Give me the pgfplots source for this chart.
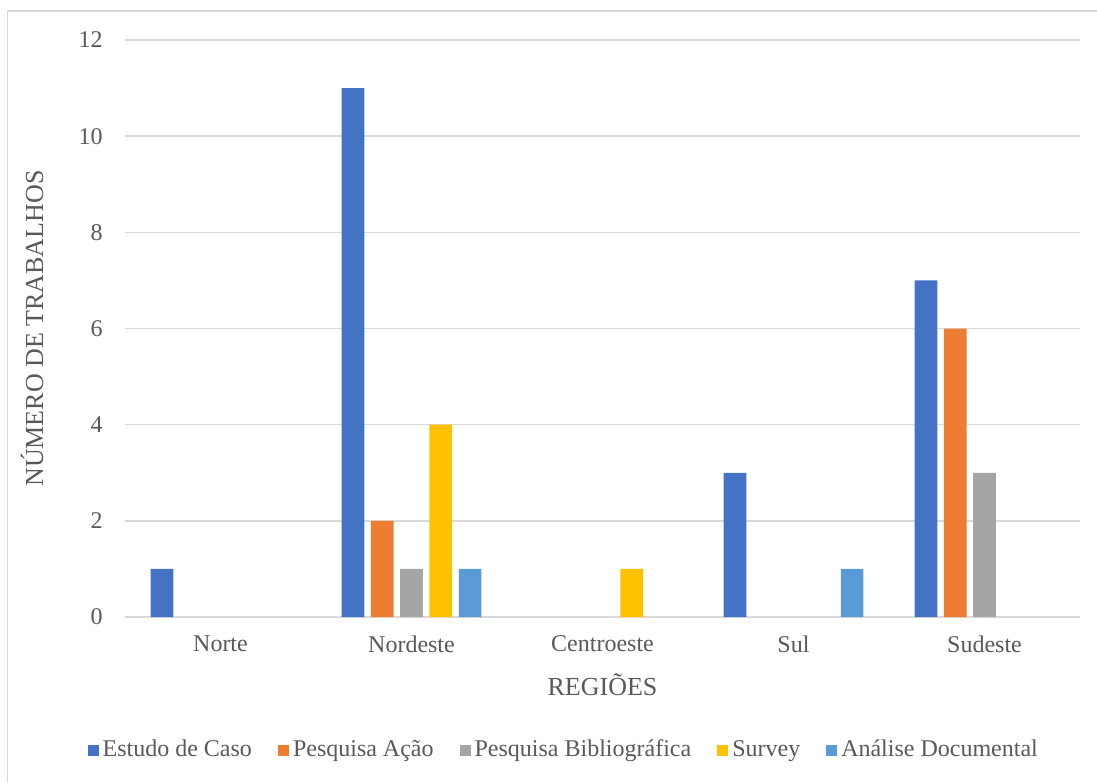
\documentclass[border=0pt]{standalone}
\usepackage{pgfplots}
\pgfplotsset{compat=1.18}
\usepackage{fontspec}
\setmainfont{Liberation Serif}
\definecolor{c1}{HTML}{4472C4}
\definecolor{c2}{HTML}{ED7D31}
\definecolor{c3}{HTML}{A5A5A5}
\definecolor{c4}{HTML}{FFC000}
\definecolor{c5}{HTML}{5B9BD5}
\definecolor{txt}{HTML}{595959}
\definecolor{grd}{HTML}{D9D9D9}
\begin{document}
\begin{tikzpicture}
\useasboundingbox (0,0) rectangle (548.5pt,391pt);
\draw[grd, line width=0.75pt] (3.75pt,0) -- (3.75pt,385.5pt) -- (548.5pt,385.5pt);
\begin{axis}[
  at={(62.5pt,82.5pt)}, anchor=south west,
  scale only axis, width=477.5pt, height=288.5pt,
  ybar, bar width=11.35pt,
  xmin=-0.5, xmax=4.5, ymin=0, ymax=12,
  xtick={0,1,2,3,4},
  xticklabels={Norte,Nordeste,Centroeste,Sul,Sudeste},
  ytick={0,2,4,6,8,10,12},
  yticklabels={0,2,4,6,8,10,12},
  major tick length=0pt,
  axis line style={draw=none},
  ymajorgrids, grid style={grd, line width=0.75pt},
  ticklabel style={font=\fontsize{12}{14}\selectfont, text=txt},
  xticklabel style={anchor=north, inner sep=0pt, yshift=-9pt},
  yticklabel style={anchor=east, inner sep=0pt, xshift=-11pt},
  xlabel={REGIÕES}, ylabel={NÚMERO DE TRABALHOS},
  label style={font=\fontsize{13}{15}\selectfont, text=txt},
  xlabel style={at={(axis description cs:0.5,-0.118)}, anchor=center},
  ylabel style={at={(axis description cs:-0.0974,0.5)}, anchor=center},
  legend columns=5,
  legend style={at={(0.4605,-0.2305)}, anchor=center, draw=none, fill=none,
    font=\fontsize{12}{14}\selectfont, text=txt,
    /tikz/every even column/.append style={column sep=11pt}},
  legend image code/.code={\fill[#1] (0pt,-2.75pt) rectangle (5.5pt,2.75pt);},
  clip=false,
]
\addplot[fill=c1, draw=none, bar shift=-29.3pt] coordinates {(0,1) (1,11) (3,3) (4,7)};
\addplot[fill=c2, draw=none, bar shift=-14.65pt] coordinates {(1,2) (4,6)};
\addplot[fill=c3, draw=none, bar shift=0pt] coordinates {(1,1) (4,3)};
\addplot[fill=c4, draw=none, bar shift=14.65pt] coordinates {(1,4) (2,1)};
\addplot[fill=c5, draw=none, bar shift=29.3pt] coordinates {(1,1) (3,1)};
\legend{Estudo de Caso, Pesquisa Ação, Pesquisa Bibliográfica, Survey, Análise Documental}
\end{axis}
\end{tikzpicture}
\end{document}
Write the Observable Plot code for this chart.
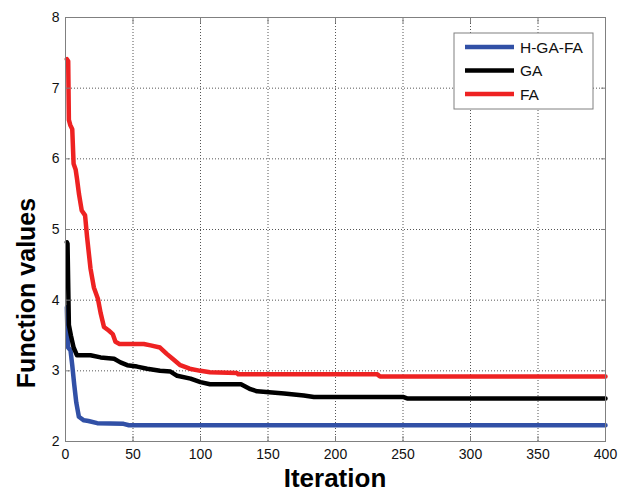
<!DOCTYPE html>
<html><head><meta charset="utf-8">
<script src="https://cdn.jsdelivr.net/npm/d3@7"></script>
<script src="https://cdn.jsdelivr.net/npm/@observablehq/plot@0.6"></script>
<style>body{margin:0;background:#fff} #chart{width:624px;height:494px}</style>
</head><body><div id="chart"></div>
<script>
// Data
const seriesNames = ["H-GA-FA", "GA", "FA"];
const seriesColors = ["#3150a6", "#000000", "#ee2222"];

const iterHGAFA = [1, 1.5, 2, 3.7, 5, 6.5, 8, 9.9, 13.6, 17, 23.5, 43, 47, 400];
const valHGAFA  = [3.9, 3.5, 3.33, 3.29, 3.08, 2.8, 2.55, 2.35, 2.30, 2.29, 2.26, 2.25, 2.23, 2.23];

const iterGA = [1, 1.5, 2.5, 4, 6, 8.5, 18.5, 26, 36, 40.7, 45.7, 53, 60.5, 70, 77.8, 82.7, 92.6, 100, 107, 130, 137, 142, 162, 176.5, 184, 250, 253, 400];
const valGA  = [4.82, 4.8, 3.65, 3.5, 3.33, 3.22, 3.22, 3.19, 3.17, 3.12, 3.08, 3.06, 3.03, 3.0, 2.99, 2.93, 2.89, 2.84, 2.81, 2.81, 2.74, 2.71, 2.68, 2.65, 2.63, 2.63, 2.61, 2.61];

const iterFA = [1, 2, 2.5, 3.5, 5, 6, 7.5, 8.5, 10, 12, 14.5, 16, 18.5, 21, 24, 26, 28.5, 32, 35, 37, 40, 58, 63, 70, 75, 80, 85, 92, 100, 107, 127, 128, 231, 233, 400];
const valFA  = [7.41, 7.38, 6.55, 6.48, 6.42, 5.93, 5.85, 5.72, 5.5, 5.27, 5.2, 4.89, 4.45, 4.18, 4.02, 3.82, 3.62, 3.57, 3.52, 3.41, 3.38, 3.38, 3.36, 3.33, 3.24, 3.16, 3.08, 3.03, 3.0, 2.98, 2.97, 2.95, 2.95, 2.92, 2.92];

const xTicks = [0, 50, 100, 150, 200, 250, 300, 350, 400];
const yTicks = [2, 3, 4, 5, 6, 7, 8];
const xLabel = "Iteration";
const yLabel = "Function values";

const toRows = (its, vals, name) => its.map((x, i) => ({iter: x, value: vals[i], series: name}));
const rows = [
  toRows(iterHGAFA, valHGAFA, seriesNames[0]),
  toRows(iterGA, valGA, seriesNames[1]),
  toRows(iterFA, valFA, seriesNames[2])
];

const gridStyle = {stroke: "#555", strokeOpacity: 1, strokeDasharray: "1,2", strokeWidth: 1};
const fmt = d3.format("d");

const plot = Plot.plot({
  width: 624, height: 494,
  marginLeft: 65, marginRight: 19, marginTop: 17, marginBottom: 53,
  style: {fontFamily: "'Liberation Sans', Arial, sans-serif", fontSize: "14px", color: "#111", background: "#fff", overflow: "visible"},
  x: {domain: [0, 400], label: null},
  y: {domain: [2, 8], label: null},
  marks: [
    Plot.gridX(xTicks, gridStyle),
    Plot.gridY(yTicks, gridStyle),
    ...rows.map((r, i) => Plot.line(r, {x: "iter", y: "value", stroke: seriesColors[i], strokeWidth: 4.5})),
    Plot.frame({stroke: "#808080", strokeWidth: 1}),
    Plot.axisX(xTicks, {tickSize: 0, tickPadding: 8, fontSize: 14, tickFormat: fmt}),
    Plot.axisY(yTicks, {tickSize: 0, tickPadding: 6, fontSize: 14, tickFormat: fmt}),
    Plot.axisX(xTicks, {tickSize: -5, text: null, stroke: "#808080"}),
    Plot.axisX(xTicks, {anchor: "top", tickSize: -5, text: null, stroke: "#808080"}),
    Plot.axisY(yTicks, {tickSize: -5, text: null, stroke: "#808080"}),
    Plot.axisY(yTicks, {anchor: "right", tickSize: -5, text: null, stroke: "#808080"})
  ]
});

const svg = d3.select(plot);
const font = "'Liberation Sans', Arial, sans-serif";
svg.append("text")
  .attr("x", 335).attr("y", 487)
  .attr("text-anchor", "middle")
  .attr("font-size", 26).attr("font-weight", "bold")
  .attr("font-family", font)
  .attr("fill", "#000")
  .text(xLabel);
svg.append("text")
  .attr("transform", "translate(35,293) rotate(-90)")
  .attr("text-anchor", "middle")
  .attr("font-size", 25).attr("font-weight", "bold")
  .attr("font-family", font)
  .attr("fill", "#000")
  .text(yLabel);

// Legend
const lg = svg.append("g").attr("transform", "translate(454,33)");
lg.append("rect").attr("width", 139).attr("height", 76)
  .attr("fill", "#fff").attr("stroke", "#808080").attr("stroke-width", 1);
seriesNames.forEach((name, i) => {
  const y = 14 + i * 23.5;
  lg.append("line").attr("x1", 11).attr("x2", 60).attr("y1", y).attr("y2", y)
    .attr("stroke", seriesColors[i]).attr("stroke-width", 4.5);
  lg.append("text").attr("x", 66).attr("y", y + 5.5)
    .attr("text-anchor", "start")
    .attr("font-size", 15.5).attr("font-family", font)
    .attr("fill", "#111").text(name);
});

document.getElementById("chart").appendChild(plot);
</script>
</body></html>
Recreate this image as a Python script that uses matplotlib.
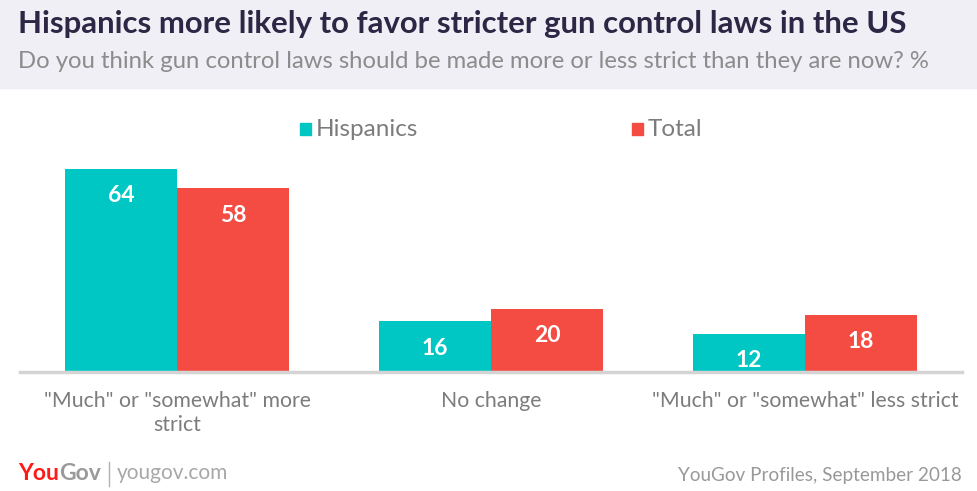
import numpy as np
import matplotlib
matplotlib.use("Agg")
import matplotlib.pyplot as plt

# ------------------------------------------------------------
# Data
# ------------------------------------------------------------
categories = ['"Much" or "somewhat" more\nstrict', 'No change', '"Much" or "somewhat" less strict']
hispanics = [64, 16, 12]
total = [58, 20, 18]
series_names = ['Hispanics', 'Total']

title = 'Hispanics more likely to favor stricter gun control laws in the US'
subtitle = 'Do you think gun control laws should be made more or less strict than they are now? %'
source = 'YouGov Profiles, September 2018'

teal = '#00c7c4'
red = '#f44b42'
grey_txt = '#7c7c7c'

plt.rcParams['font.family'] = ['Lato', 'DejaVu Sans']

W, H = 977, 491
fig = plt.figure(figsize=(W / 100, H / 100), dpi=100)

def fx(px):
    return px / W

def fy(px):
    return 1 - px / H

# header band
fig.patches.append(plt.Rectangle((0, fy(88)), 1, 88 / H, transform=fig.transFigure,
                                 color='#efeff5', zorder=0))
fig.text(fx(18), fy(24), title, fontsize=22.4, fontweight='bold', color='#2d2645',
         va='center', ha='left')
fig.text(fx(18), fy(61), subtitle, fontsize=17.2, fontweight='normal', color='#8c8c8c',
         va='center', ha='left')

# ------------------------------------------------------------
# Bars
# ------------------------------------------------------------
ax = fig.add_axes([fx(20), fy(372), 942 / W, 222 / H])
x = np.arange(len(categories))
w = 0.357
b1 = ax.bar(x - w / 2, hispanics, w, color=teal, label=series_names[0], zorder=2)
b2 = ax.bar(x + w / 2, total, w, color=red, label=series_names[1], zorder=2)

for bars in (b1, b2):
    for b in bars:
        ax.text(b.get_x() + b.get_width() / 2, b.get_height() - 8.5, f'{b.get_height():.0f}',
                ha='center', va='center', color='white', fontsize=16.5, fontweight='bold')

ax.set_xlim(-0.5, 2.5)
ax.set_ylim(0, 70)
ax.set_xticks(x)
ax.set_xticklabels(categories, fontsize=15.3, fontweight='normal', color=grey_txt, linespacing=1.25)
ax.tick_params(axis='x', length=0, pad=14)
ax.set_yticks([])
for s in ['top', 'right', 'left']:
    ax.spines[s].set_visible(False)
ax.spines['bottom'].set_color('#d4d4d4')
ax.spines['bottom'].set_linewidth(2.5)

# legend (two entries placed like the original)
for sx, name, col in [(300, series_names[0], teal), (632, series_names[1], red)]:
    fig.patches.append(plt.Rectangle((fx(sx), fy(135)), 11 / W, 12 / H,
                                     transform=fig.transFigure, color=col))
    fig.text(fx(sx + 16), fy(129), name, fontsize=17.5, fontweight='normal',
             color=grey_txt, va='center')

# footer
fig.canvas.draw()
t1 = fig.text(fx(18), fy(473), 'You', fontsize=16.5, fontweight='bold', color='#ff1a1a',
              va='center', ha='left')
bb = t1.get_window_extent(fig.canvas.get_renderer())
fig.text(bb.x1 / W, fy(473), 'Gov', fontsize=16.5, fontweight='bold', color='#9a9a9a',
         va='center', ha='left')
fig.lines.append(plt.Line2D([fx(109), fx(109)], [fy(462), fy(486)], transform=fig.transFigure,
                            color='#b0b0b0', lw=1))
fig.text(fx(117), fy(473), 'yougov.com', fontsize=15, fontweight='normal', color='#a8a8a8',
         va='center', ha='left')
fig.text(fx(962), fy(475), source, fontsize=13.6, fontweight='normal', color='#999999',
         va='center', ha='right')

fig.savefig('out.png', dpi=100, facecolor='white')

== Aim ==
Extract exactly the lines running from the line containing "Write the Observable" to the line containing "2.25, 2.23, 2.23];", with both end lines included and all pictures left out.

== Reply ==
Write the Observable Plot code for this chart.
<!DOCTYPE html>
<html><head><meta charset="utf-8">
<script src="https://cdn.jsdelivr.net/npm/d3@7"></script>
<script src="https://cdn.jsdelivr.net/npm/@observablehq/plot@0.6"></script>
<style>body{margin:0;background:#fff} #chart{width:624px;height:494px}</style>
</head><body><div id="chart"></div>
<script>
// Data
const seriesNames = ["H-GA-FA", "GA", "FA"];
const seriesColors = ["#3150a6", "#000000", "#ee2222"];

const iterHGAFA = [1, 1.5, 2, 3.7, 5, 6.5, 8, 9.9, 13.6, 17, 23.5, 43, 47, 400];
const valHGAFA  = [3.9, 3.5, 3.33, 3.29, 3.08, 2.8, 2.55, 2.35, 2.30, 2.29, 2.26, 2.25, 2.23, 2.23];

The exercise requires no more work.